— BEGIN Data block —
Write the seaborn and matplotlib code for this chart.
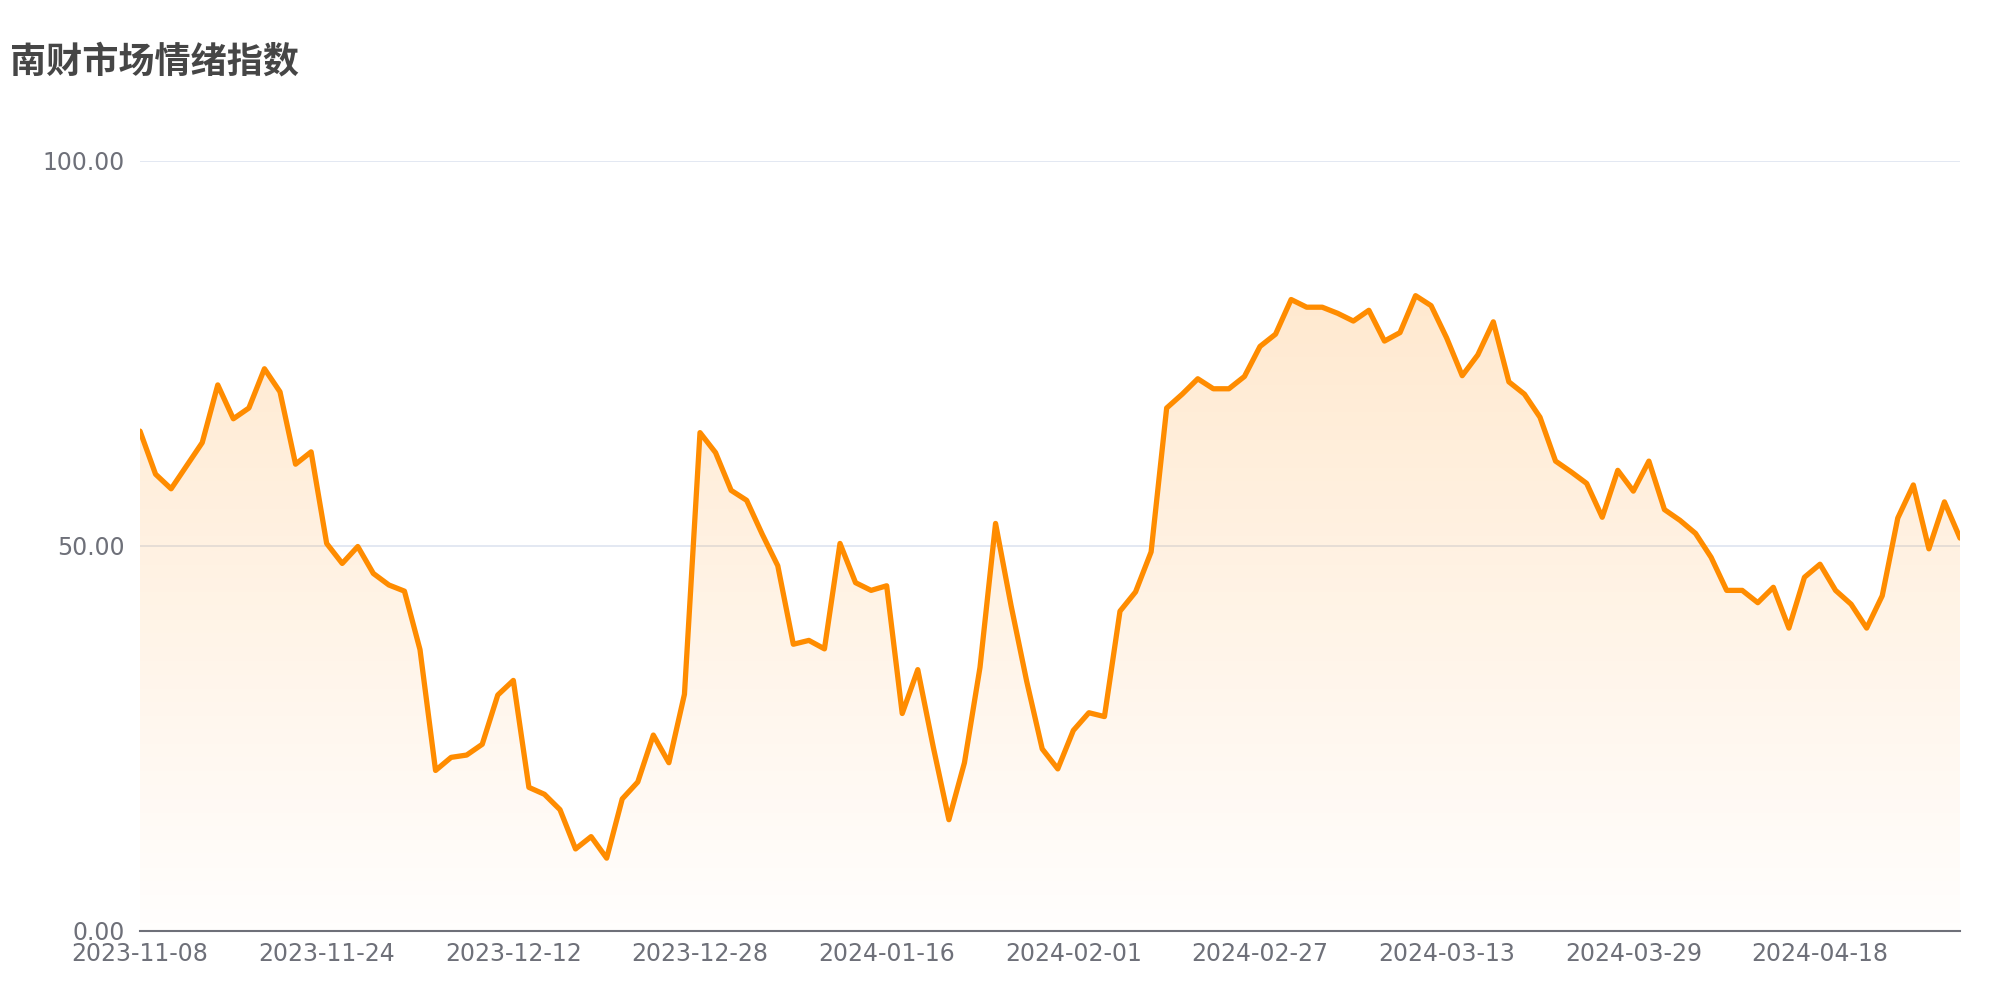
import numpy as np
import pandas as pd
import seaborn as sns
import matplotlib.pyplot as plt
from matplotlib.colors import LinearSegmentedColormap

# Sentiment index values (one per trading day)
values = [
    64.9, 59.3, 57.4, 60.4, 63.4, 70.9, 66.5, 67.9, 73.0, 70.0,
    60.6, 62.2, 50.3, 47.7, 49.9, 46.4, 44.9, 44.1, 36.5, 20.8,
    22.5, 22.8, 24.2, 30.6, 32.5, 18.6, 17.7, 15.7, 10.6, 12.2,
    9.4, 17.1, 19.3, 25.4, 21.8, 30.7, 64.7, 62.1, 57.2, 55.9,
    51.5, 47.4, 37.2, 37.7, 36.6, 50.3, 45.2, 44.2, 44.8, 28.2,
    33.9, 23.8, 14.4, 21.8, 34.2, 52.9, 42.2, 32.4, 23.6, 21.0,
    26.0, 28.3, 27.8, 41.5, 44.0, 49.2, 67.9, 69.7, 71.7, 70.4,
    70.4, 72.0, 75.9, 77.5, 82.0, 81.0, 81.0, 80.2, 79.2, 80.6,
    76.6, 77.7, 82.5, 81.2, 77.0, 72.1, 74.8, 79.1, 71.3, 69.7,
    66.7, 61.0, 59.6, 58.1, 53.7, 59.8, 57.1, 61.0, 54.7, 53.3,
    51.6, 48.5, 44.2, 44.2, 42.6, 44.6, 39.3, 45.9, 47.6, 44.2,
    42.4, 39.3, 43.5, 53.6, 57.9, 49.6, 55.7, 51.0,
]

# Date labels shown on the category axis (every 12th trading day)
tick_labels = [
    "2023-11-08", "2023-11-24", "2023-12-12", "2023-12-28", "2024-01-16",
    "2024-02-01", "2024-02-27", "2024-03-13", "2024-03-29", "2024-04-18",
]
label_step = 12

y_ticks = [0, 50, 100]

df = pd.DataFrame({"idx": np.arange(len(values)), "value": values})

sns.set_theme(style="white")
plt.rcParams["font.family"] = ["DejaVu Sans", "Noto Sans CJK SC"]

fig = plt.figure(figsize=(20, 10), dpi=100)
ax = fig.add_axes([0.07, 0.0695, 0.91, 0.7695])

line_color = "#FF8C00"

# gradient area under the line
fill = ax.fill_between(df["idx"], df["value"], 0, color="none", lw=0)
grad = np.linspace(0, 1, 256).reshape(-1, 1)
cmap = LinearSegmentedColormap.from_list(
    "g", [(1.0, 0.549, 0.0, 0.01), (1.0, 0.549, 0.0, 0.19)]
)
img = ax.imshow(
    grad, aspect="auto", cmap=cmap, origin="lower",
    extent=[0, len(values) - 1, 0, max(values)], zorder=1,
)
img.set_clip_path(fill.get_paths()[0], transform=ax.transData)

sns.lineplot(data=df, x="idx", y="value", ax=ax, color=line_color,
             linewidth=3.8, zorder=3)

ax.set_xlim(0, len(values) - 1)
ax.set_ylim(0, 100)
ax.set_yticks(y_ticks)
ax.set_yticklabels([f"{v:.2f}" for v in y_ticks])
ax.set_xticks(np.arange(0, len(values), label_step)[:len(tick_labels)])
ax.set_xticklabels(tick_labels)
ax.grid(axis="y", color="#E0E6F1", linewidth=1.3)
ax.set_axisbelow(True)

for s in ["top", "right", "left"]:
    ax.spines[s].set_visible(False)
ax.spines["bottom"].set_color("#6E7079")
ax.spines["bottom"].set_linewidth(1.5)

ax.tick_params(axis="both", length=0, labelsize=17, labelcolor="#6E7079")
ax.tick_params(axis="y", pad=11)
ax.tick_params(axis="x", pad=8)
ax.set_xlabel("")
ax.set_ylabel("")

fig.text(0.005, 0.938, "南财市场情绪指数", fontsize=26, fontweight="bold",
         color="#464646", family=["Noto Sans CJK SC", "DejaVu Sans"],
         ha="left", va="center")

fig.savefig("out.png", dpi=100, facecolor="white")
— END Data block —
Your goal
Copy the listing exactly. Any image in it stays out of the copy.

The response
Write the seaborn and matplotlib code for this chart.
import numpy as np
import pandas as pd
import seaborn as sns
import matplotlib.pyplot as plt
from matplotlib.colors import LinearSegmentedColormap

# Sentiment index values (one per trading day)
values = [
    64.9, 59.3, 57.4, 60.4, 63.4, 70.9, 66.5, 67.9, 73.0, 70.0,
    60.6, 62.2, 50.3, 47.7, 49.9, 46.4, 44.9, 44.1, 36.5, 20.8,
    22.5, 22.8, 24.2, 30.6, 32.5, 18.6, 17.7, 15.7, 10.6, 12.2,
    9.4, 17.1, 19.3, 25.4, 21.8, 30.7, 64.7, 62.1, 57.2, 55.9,
    51.5, 47.4, 37.2, 37.7, 36.6, 50.3, 45.2, 44.2, 44.8, 28.2,
    33.9, 23.8, 14.4, 21.8, 34.2, 52.9, 42.2, 32.4, 23.6, 21.0,
    26.0, 28.3, 27.8, 41.5, 44.0, 49.2, 67.9, 69.7, 71.7, 70.4,
    70.4, 72.0, 75.9, 77.5, 82.0, 81.0, 81.0, 80.2, 79.2, 80.6,
    76.6, 77.7, 82.5, 81.2, 77.0, 72.1, 74.8, 79.1, 71.3, 69.7,
    66.7, 61.0, 59.6, 58.1, 53.7, 59.8, 57.1, 61.0, 54.7, 53.3,
    51.6, 48.5, 44.2, 44.2, 42.6, 44.6, 39.3, 45.9, 47.6, 44.2,
    42.4, 39.3, 43.5, 53.6, 57.9, 49.6, 55.7, 51.0,
]

# Date labels shown on the category axis (every 12th trading day)
tick_labels = [
    "2023-11-08", "2023-11-24", "2023-12-12", "2023-12-28", "2024-01-16",
    "2024-02-01", "2024-02-27", "2024-03-13", "2024-03-29", "2024-04-18",
]
label_step = 12

y_ticks = [0, 50, 100]

df = pd.DataFrame({"idx": np.arange(len(values)), "value": values})

sns.set_theme(style="white")
plt.rcParams["font.family"] = ["DejaVu Sans", "Noto Sans CJK SC"]

fig = plt.figure(figsize=(20, 10), dpi=100)
ax = fig.add_axes([0.07, 0.0695, 0.91, 0.7695])

line_color = "#FF8C00"

# gradient area under the line
fill = ax.fill_between(df["idx"], df["value"], 0, color="none", lw=0)
grad = np.linspace(0, 1, 256).reshape(-1, 1)
cmap = LinearSegmentedColormap.from_list(
    "g", [(1.0, 0.549, 0.0, 0.01), (1.0, 0.549, 0.0, 0.19)]
)
img = ax.imshow(
    grad, aspect="auto", cmap=cmap, origin="lower",
    extent=[0, len(values) - 1, 0, max(values)], zorder=1,
)
img.set_clip_path(fill.get_paths()[0], transform=ax.transData)

sns.lineplot(data=df, x="idx", y="value", ax=ax, color=line_color,
             linewidth=3.8, zorder=3)

ax.set_xlim(0, len(values) - 1)
ax.set_ylim(0, 100)
ax.set_yticks(y_ticks)
ax.set_yticklabels([f"{v:.2f}" for v in y_ticks])
ax.set_xticks(np.arange(0, len(values), label_step)[:len(tick_labels)])
ax.set_xticklabels(tick_labels)
ax.grid(axis="y", color="#E0E6F1", linewidth=1.3)
ax.set_axisbelow(True)

for s in ["top", "right", "left"]:
    ax.spines[s].set_visible(False)
ax.spines["bottom"].set_color("#6E7079")
ax.spines["bottom"].set_linewidth(1.5)

ax.tick_params(axis="both", length=0, labelsize=17, labelcolor="#6E7079")
ax.tick_params(axis="y", pad=11)
ax.tick_params(axis="x", pad=8)
ax.set_xlabel("")
ax.set_ylabel("")

fig.text(0.005, 0.938, "南财市场情绪指数", fontsize=26, fontweight="bold",
         color="#464646", family=["Noto Sans CJK SC", "DejaVu Sans"],
         ha="left", va="center")

fig.savefig("out.png", dpi=100, facecolor="white")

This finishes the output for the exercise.